Local governments are enamored with BT because it allows them to sit back and let contractors pick up the tab. Because there are no upfront costs, local authorities are able to continue their spending spree on other pet projects.

CNR and its peers have no such luxury. With thinning margins from selling rail cars, they have turned their business model upside down — they design and build entire railway systems and hand the finished product to customers.

In theory, this is supposed to bring enormous profits to train makers. It rarely does.

Just months ago, CNR tangled with Shenyang authorities over a tramway project it completed on a BT basis.

When the stretched municipal government failed to pay the 4.8 billion yuan bill, CNR was left scrambling for cash. It survived the crunch by the proverbial skin of its teeth.

Shenyang is now a distant memory thanks to a 10 billion yuan subway project CNR won from Chongqing, its single biggest mass transit BT contract. CNR outbid key players including China South Locomotive and Rolling Stock (01766.HK, 601766.CN).
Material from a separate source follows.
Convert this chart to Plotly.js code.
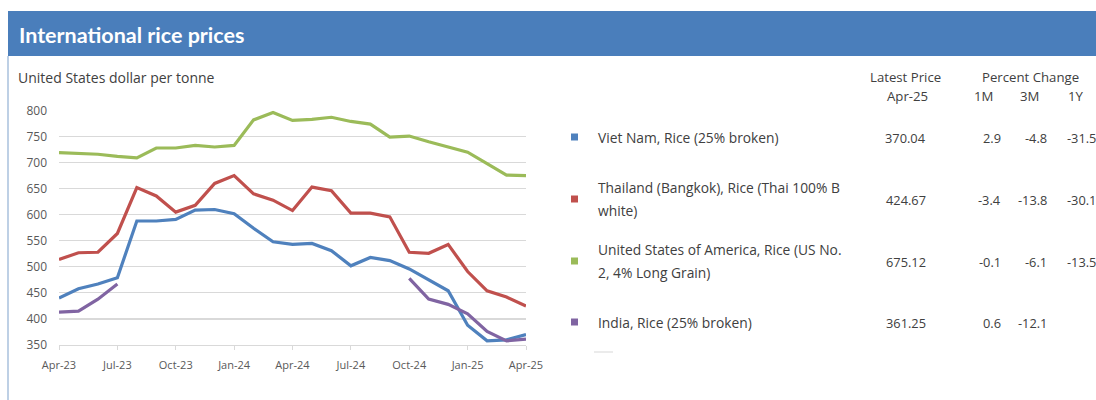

And BT, like it or not, is here to stay.

CNR’s commitment to BT continues to be driven by the theoretical advantages of the business model. As long as it remains popular with local governments, it is expected to offer great opportunities for rail systems builders going forward.

Also, CNR did not come away empty-handed from the Shenyang fiasco. If nothing else, it has learned a lesson in brinkmanship and bolstered its confidence in handling similar problems.

And it did make Shenyang pay. Liaoning province, which has administrative jurisdiction over Shenyang, has agreed to pay the bill by installment and help CNR recoup its costs. 

Shareholders are generally optimistic about the company’s future earnings growth. CNR has to make sure those expectations are not knocked off-track.